─── Raw data
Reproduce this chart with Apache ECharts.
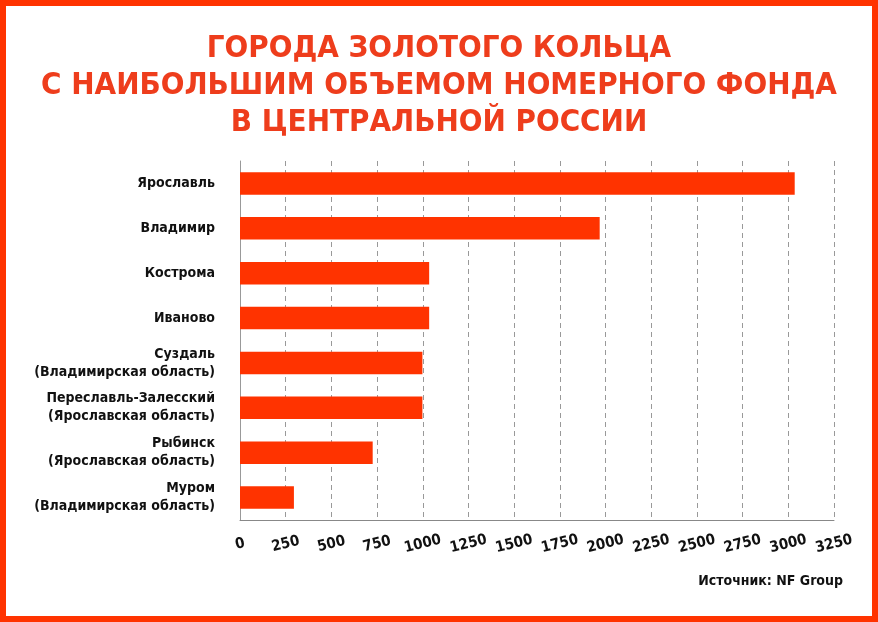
<!DOCTYPE html>
<html>
<head>
<meta charset="utf-8">
<script src="https://cdn.jsdelivr.net/npm/echarts@6/dist/echarts.min.js"></script>
<style>
    html, body { margin: 0; padding: 0; background: #fff; }
    #chart { width: 878px; height: 622px; }
</style>
</head>
<body>
<div id="chart"></div>
<script>
// города сверху вниз
var cities = [
    'Ярославль',
    'Владимир',
    'Кострома',
    'Иваново',
    'Суздаль\n(Владимирская область)',
    'Переславль-Залесский\n(Ярославская область)',
    'Рыбинск\n(Ярославская область)',
    'Муром\n(Владимирская область)'
];
var rooms = [3035, 1968, 1035, 1035, 998, 998, 726, 295];
var titleLines = [
    'ГОРОДА ЗОЛОТОГО КОЛЬЦА',
    'С НАИБОЛЬШИМ ОБЪЕМОМ НОМЕРНОГО ФОНДА',
    'В ЦЕНТРАЛЬНОЙ РОССИИ'
];
var sourceText = 'Источник: NF Group';

var RED = '#ff3300';
var FONT = '"DejaVu Sans Condensed", "Roboto", sans-serif';

var chart = echarts.init(document.getElementById('chart'));
chart.setOption({
    backgroundColor: '#fff',
    animation: false,
    title: {
        text: titleLines.join('\n'),
        left: 'center',
        top: 25,
        textStyle: {
            color: '#ee3d1c',
            fontFamily: FONT,
            fontWeight: 'bold',
            fontSize: 31,
            lineHeight: 37
        }
    },
    grid: {
        left: 240,
        right: 44,
        top: 161,
        bottom: 102
    },
    xAxis: {
        type: 'value',
        min: 0,
        max: 3250,
        interval: 250,
        axisLine: { show: true, lineStyle: { color: '#888', width: 1 } },
        axisTick: { show: false },
        splitLine: { show: true, lineStyle: { color: '#999', type: [5, 4], width: 1 } },
        axisLabel: {
            rotate: 14,
            align: 'center',
            margin: 24,
            color: '#111',
            fontFamily: FONT,
            fontWeight: 'bold',
            fontSize: 15,
            formatter: function (v) { return String(v); }
        }
    },
    yAxis: {
        type: 'category',
        inverse: true,
        data: cities,
        axisLine: { show: true, lineStyle: { color: '#999', width: 1 } },
        axisTick: { show: false },
        axisLabel: {
            margin: 25,
            color: '#111',
            fontFamily: FONT,
            fontWeight: 'bold',
            fontSize: 14,
            lineHeight: 18
        }
    },
    series: [{
        type: 'bar',
        data: rooms,
        barWidth: '50%',
        itemStyle: { color: RED }
    }],
    graphic: [
        {
            type: 'rect',
            shape: { x: 3, y: 3, width: 872, height: 616 },
            style: { fill: 'none', stroke: RED, lineWidth: 6 },
            silent: true
        },
        {
            type: 'text',
            right: 35,
            top: 574,
            style: {
                text: sourceText,
                fill: '#111',
                font: 'bold 14px ' + FONT
            }
        }
    ]
});
</script>
</body>
</html>
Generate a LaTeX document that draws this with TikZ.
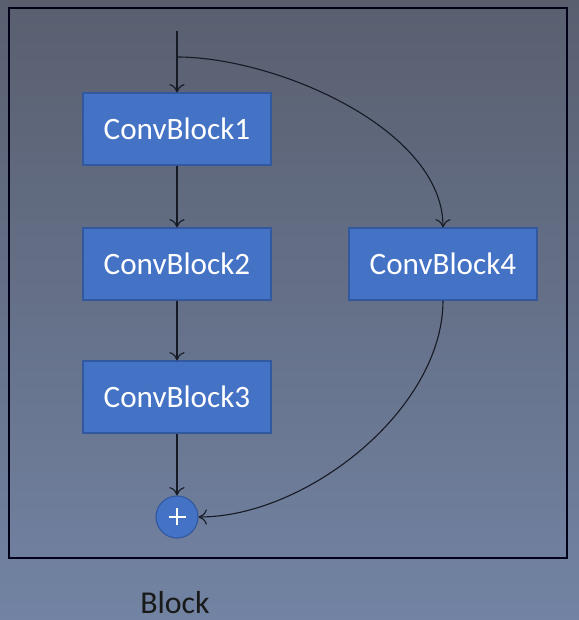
\documentclass[tikz,border=0pt]{standalone}
\usepackage{fontspec}
\setmainfont{Carlito}
\usetikzlibrary{arrows.meta}

\definecolor{bgtop}{RGB}{89,95,111}
\definecolor{bgbot}{RGB}{114,131,163}
\definecolor{boxblue}{RGB}{68,114,196}
\definecolor{boxedge}{RGB}{50,88,160}
\definecolor{wire}{RGB}{22,26,36}

\tikzset{
  convbox/.style={draw=boxedge, line width=0.8pt, fill=boxblue, text=white,
    minimum width=1.88in, minimum height=0.72in, inner sep=0pt,
    font=\fontsize{22.5}{26}\selectfont},
  sumnode/.style={circle, draw=boxedge, line width=0.8pt, fill=boxblue,
    minimum size=0.42in, inner sep=0pt,
    path picture={\draw[white, line width=0.9pt]
      ([xshift=-0.085in]path picture bounding box.center) -- ([xshift=0.085in]path picture bounding box.center)
      ([yshift=-0.085in]path picture bounding box.center) -- ([yshift=0.085in]path picture bounding box.center);}},
  flow/.style={line width=0.8pt, wire, -{To[length=6pt,width=11pt]}}
}

\begin{document}
\begin{tikzpicture}[x=1in,y=1in]
\shade[top color=bgtop, bottom color=bgbot] (0,0) rectangle (5.79,6.20);
\useasboundingbox (0,0) rectangle (5.79,6.20);
\draw[line width=1.3pt, black!90!blue] (0.0900,0.6200) rectangle (5.6700,6.1200);
\coordinate (in) at (1.7700,5.8900);
\coordinate (split) at (1.7700,5.6300);
\node[convbox] (cb1) at (1.7700,4.9100) {ConvBlock1};
\node[convbox] (cb2) at (1.7700,3.5600) {ConvBlock2};
\node[convbox] (cb3) at (1.7700,2.2300) {ConvBlock3};
\node[convbox] (cb4) at (4.4300,3.5600) {ConvBlock4};
\node[sumnode] (sum) at (1.7700,1.0300) {};
\node[font=\fontsize{23}{26}\selectfont, text=black!90] (lbl) at (1.7500,0.1700) {Block};
\draw[flow] (in) -- (cb1);
\draw[flow] (split) to[out=0, in=90, looseness=0.8] (cb4.north);
\draw[flow] (cb1) -- (cb2);
\draw[flow] (cb2) -- (cb3);
\draw[flow] (cb3) -- (sum);
\draw[flow] (cb4.south) to[out=-90, in=0, looseness=0.85] (sum.east);
\end{tikzpicture}
\end{document}
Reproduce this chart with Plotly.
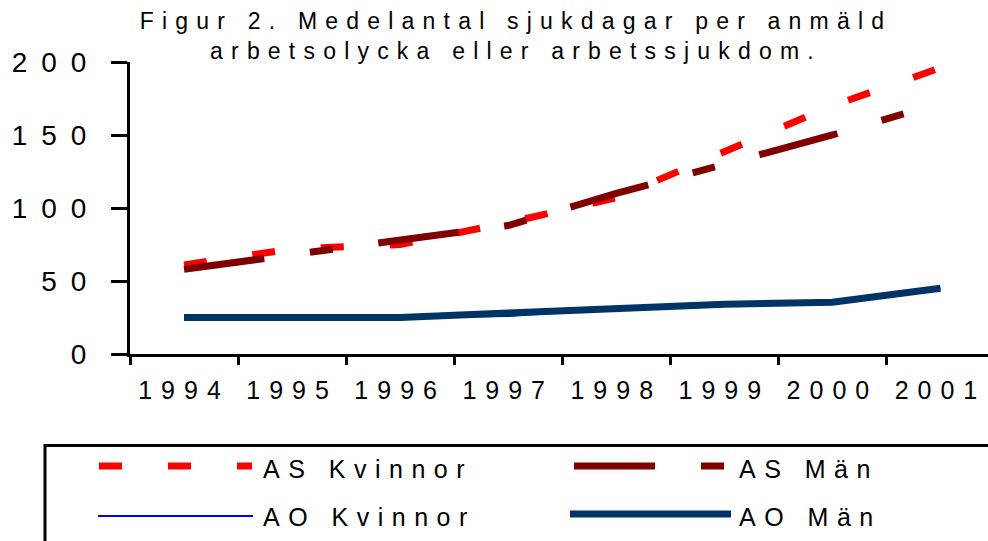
──────
* [Problem to work on]:
Output the material word for word, omitting its pictures.

* [The response]:
Reproduce this chart with Apache ECharts.
<!DOCTYPE html>
<html>
<head>
<meta charset="utf-8">
<script src="https://cdn.jsdelivr.net/npm/echarts@6/dist/echarts.min.js"></script>
<style>
    html, body { margin: 0; padding: 0; background: #fff; }
    #chart { width: 878px; height: 622px; }
</style>
</head>
<body>
<div id="chart"></div>
<script>
// города сверху вниз
var cities = [
    'Ярославль',
    'Владимир',
    'Кострома',
    'Иваново',
    'Суздаль\n(Владимирская область)',
    'Переславль-Залесский\n(Ярославская область)',
    'Рыбинск\n(Ярославская область)',
    'Муром\n(Владимирская область)'
];
var rooms = [3035, 1968, 1035, 1035, 998, 998, 726, 295];
var titleLines = [
    'ГОРОДА ЗОЛОТОГО КОЛЬЦА',
    'С НАИБОЛЬШИМ ОБЪЕМОМ НОМЕРНОГО ФОНДА',
    'В ЦЕНТРАЛЬНОЙ РОССИИ'
];
var sourceText = 'Источник: NF Group';

var RED = '#ff3300';
var FONT = '"DejaVu Sans Condensed", "Roboto", sans-serif';

var chart = echarts.init(document.getElementById('chart'));
chart.setOption({
    backgroundColor: '#fff',
    animation: false,
    title: {
        text: titleLines.join('\n'),
        left: 'center',
        top: 25,
        textStyle: {
            color: '#ee3d1c',
            fontFamily: FONT,
            fontWeight: 'bold',
            fontSize: 31,
            lineHeight: 37
        }
    },
    grid: {
        left: 240,
        right: 44,
        top: 161,
        bottom: 102
    },
    xAxis: {
        type: 'value',
        min: 0,
        max: 3250,
        interval: 250,
        axisLine: { show: true, lineStyle: { color: '#888', width: 1 } },
        axisTick: { show: false },
        splitLine: { show: true, lineStyle: { color: '#999', type: [5, 4], width: 1 } },
        axisLabel: {
            rotate: 14,
            align: 'center',
            margin: 24,
            color: '#111',
            fontFamily: FONT,
            fontWeight: 'bold',
            fontSize: 15,
            formatter: function (v) { return String(v); }
        }
    },
    yAxis: {
        type: 'category',
        inverse: true,
        data: cities,
        axisLine: { show: true, lineStyle: { color: '#999', width: 1 } },
        axisTick: { show: false },
        axisLabel: {
            margin: 25,
            color: '#111',
            fontFamily: FONT,
            fontWeight: 'bold',
            fontSize: 14,
            lineHeight: 18
        }
    },
    series: [{
        type: 'bar',
        data: rooms,
        barWidth: '50%',
        itemStyle: { color: RED }
    }],
    graphic: [
        {
            type: 'rect',
            shape: { x: 3, y: 3, width: 872, height: 616 },
            style: { fill: 'none', stroke: RED, lineWidth: 6 },
            silent: true
        },
        {
            type: 'text',
            right: 35,
            top: 574,
            style: {
                text: sourceText,
                fill: '#111',
                font: 'bold 14px ' + FONT
            }
        }
    ]
});
</script>
</body>
</html>
Generate a LaTeX document that draws this with TikZ.
\documentclass[tikz,border=0pt]{standalone}
\usepackage{fontspec}
\setmainfont{Carlito}
\usetikzlibrary{arrows.meta}

\definecolor{bgtop}{RGB}{89,95,111}
\definecolor{bgbot}{RGB}{114,131,163}
\definecolor{boxblue}{RGB}{68,114,196}
\definecolor{boxedge}{RGB}{50,88,160}
\definecolor{wire}{RGB}{22,26,36}

\tikzset{
  convbox/.style={draw=boxedge, line width=0.8pt, fill=boxblue, text=white,
    minimum width=1.88in, minimum height=0.72in, inner sep=0pt,
    font=\fontsize{22.5}{26}\selectfont},
  sumnode/.style={circle, draw=boxedge, line width=0.8pt, fill=boxblue,
    minimum size=0.42in, inner sep=0pt,
    path picture={\draw[white, line width=0.9pt]
      ([xshift=-0.085in]path picture bounding box.center) -- ([xshift=0.085in]path picture bounding box.center)
      ([yshift=-0.085in]path picture bounding box.center) -- ([yshift=0.085in]path picture bounding box.center);}},
  flow/.style={line width=0.8pt, wire, -{To[length=6pt,width=11pt]}}
}

\begin{document}
\begin{tikzpicture}[x=1in,y=1in]
\shade[top color=bgtop, bottom color=bgbot] (0,0) rectangle (5.79,6.20);
\useasboundingbox (0,0) rectangle (5.79,6.20);
\draw[line width=1.3pt, black!90!blue] (0.0900,0.6200) rectangle (5.6700,6.1200);
\coordinate (in) at (1.7700,5.8900);
\coordinate (split) at (1.7700,5.6300);
\node[convbox] (cb1) at (1.7700,4.9100) {ConvBlock1};
\node[convbox] (cb2) at (1.7700,3.5600) {ConvBlock2};
\node[convbox] (cb3) at (1.7700,2.2300) {ConvBlock3};
\node[convbox] (cb4) at (4.4300,3.5600) {ConvBlock4};
\node[sumnode] (sum) at (1.7700,1.0300) {};
\node[font=\fontsize{23}{26}\selectfont, text=black!90] (lbl) at (1.7500,0.1700) {Block};
\draw[flow] (in) -- (cb1);
\draw[flow] (split) to[out=0, in=90, looseness=0.8] (cb4.north);
\draw[flow] (cb1) -- (cb2);
\draw[flow] (cb2) -- (cb3);
\draw[flow] (cb3) -- (sum);
\draw[flow] (cb4.south) to[out=-90, in=0, looseness=0.85] (sum.east);
\end{tikzpicture}
\end{document}
Reproduce this chart with Plotly.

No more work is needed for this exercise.